Your task is to transcribe all of the data below exactly, omitting the images.

════════

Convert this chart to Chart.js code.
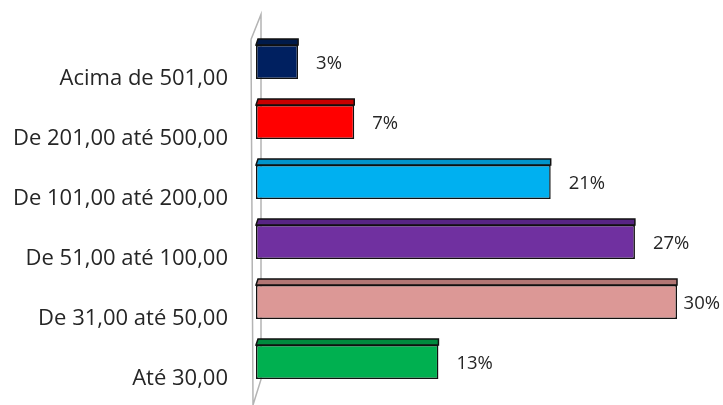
<!DOCTYPE html>
<html>
<head>
<meta charset="utf-8">
<script src="https://cdn.jsdelivr.net/npm/chart.js@4"></script>
<style>
  html, body { margin: 0; padding: 0; background: #fff; }
  #wrap { width: 723px; height: 405px; }
</style>
</head>
<body>
<div id="wrap"><canvas id="faixas"></canvas></div>
<script>
const categories = ['Acima de 501,00', 'De 201,00 até 500,00', 'De 101,00 até 200,00', 'De 51,00 até 100,00', 'De 31,00 até 50,00', 'Até 30,00'];
const percentages = [3, 7, 21, 27, 30, 13];
const frontColors = ['#002060', '#ff0000', '#00b0f0', '#7030a0', '#dc9896', '#00b050'];
const topColors = ['#001a4a', '#c80000', '#0094cc', '#582484', '#b27674', '#008a3e'];

const FONT = '"Open Sans", sans-serif';

// gray 3D wall behind the bars
const wallPlugin = {
  id: 'wall',
  beforeDatasetsDraw(chart) {
    const { ctx, chartArea } = chart;
    const x0 = chart.scales.x.getPixelForValue(0);
    ctx.save();
    ctx.strokeStyle = '#b4b4b4';
    ctx.lineWidth = 1.5;
    ctx.beginPath();
    ctx.moveTo(x0 - 5, chartArea.top + 7.5);
    ctx.lineTo(x0 + 5, chartArea.top - 17.5);
    ctx.lineTo(x0 + 5, chartArea.bottom - 12.5);
    ctx.lineTo(x0 - 3, chart.height);
    ctx.moveTo(x0 - 5, chartArea.top + 7.5);
    ctx.lineTo(x0 - 3, chart.height);
    ctx.stroke();
    ctx.restore();
  }
};

// top face of each bar plus the percentage labels
const barTopPlugin = {
  id: 'barTop',
  afterDatasetsDraw(chart) {
    const { ctx } = chart;
    const meta = chart.getDatasetMeta(0);
    ctx.save();
    meta.data.forEach((bar, i) => {
      const x0 = bar.base;
      const x1 = bar.x;
      const yt = bar.y - bar.height / 2;
      ctx.beginPath();
      ctx.moveTo(x0, yt);
      ctx.lineTo(x0 + 2, yt - 6);
      ctx.lineTo(x1, yt - 6);
      ctx.lineTo(x1, yt);
      ctx.closePath();
      ctx.fillStyle = topColors[i];
      ctx.fill();
      ctx.strokeStyle = '#111';
      ctx.lineWidth = 1.5;
      ctx.stroke();

      // keep the label inside the canvas when the bar is long
      const text = percentages[i] + '%';
      ctx.fillStyle = '#262626';
      ctx.font = '18.5px ' + FONT;
      ctx.textAlign = 'left';
      ctx.textBaseline = 'middle';
      const w = ctx.measureText(text).width;
      const tx = Math.min(x1 + 18, chart.width - w - 3);
      ctx.fillText(text, tx, bar.y + 2);
    });
    ctx.restore();
  }
};

new Chart(document.getElementById('faixas'), {
  type: 'bar',
  data: {
    labels: categories,
    datasets: [{
      data: percentages,
      backgroundColor: frontColors,
      borderColor: '#111',
      borderWidth: 1.5,
      borderSkipped: false,
      barPercentage: 0.57,
      categoryPercentage: 1
    }]
  },
  options: {
    indexAxis: 'y',
    responsive: true,
    maintainAspectRatio: false,
    animation: false,
    layout: { padding: { left: 0, right: 46, top: 32, bottom: 13 } },
    plugins: {
      legend: { display: false },
      tooltip: { enabled: false }
    },
    scales: {
      x: {
        display: false,
        min: 0,
        max: 30
      },
      y: {
        afterFit: (scale) => {
          scale.width = 256;
          scale.paddingTop = 0;
          scale.paddingBottom = 0;
        },
        border: { display: false },
        grid: { display: false, drawTicks: false },
        ticks: {
          color: '#262626',
          font: { family: FONT, size: 22 },
          padding: 28,
          labelOffset: 17
        }
      }
    }
  },
  plugins: [wallPlugin, barTopPlugin]
});
</script>
</body>
</html>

════════

ANSWER TO THIS EXERCISE -
Convert this chart to Chart.js code.
<!DOCTYPE html>
<html>
<head>
<meta charset="utf-8">
<script src="https://cdn.jsdelivr.net/npm/chart.js@4"></script>
<style>
  html, body { margin: 0; padding: 0; background: #fff; }
  #wrap { width: 723px; height: 405px; }
</style>
</head>
<body>
<div id="wrap"><canvas id="faixas"></canvas></div>
<script>
const categories = ['Acima de 501,00', 'De 201,00 até 500,00', 'De 101,00 até 200,00', 'De 51,00 até 100,00', 'De 31,00 até 50,00', 'Até 30,00'];
const percentages = [3, 7, 21, 27, 30, 13];
const frontColors = ['#002060', '#ff0000', '#00b0f0', '#7030a0', '#dc9896', '#00b050'];
const topColors = ['#001a4a', '#c80000', '#0094cc', '#582484', '#b27674', '#008a3e'];

const FONT = '"Open Sans", sans-serif';

// gray 3D wall behind the bars
const wallPlugin = {
  id: 'wall',
  beforeDatasetsDraw(chart) {
    const { ctx, chartArea } = chart;
    const x0 = chart.scales.x.getPixelForValue(0);
    ctx.save();
    ctx.strokeStyle = '#b4b4b4';
    ctx.lineWidth = 1.5;
    ctx.beginPath();
    ctx.moveTo(x0 - 5, chartArea.top + 7.5);
    ctx.lineTo(x0 + 5, chartArea.top - 17.5);
    ctx.lineTo(x0 + 5, chartArea.bottom - 12.5);
    ctx.lineTo(x0 - 3, chart.height);
    ctx.moveTo(x0 - 5, chartArea.top + 7.5);
    ctx.lineTo(x0 - 3, chart.height);
    ctx.stroke();
    ctx.restore();
  }
};

// top face of each bar plus the percentage labels
const barTopPlugin = {
  id: 'barTop',
  afterDatasetsDraw(chart) {
    const { ctx } = chart;
    const meta = chart.getDatasetMeta(0);
    ctx.save();
    meta.data.forEach((bar, i) => {
      const x0 = bar.base;
      const x1 = bar.x;
      const yt = bar.y - bar.height / 2;
      ctx.beginPath();
      ctx.moveTo(x0, yt);
      ctx.lineTo(x0 + 2, yt - 6);
      ctx.lineTo(x1, yt - 6);
      ctx.lineTo(x1, yt);
      ctx.closePath();
      ctx.fillStyle = topColors[i];
      ctx.fill();
      ctx.strokeStyle = '#111';
      ctx.lineWidth = 1.5;
      ctx.stroke();

      // keep the label inside the canvas when the bar is long
      const text = percentages[i] + '%';
      ctx.fillStyle = '#262626';
      ctx.font = '18.5px ' + FONT;
      ctx.textAlign = 'left';
      ctx.textBaseline = 'middle';
      const w = ctx.measureText(text).width;
      const tx = Math.min(x1 + 18, chart.width - w - 3);
      ctx.fillText(text, tx, bar.y + 2);
    });
    ctx.restore();
  }
};

new Chart(document.getElementById('faixas'), {
  type: 'bar',
  data: {
    labels: categories,
    datasets: [{
      data: percentages,
      backgroundColor: frontColors,
      borderColor: '#111',
      borderWidth: 1.5,
      borderSkipped: false,
      barPercentage: 0.57,
      categoryPercentage: 1
    }]
  },
  options: {
    indexAxis: 'y',
    responsive: true,
    maintainAspectRatio: false,
    animation: false,
    layout: { padding: { left: 0, right: 46, top: 32, bottom: 13 } },
    plugins: {
      legend: { display: false },
      tooltip: { enabled: false }
    },
    scales: {
      x: {
        display: false,
        min: 0,
        max: 30
      },
      y: {
        afterFit: (scale) => {
          scale.width = 256;
          scale.paddingTop = 0;
          scale.paddingBottom = 0;
        },
        border: { display: false },
        grid: { display: false, drawTicks: false },
        ticks: {
          color: '#262626',
          font: { family: FONT, size: 22 },
          padding: 28,
          labelOffset: 17
        }
      }
    }
  },
  plugins: [wallPlugin, barTopPlugin]
});
</script>
</body>
</html>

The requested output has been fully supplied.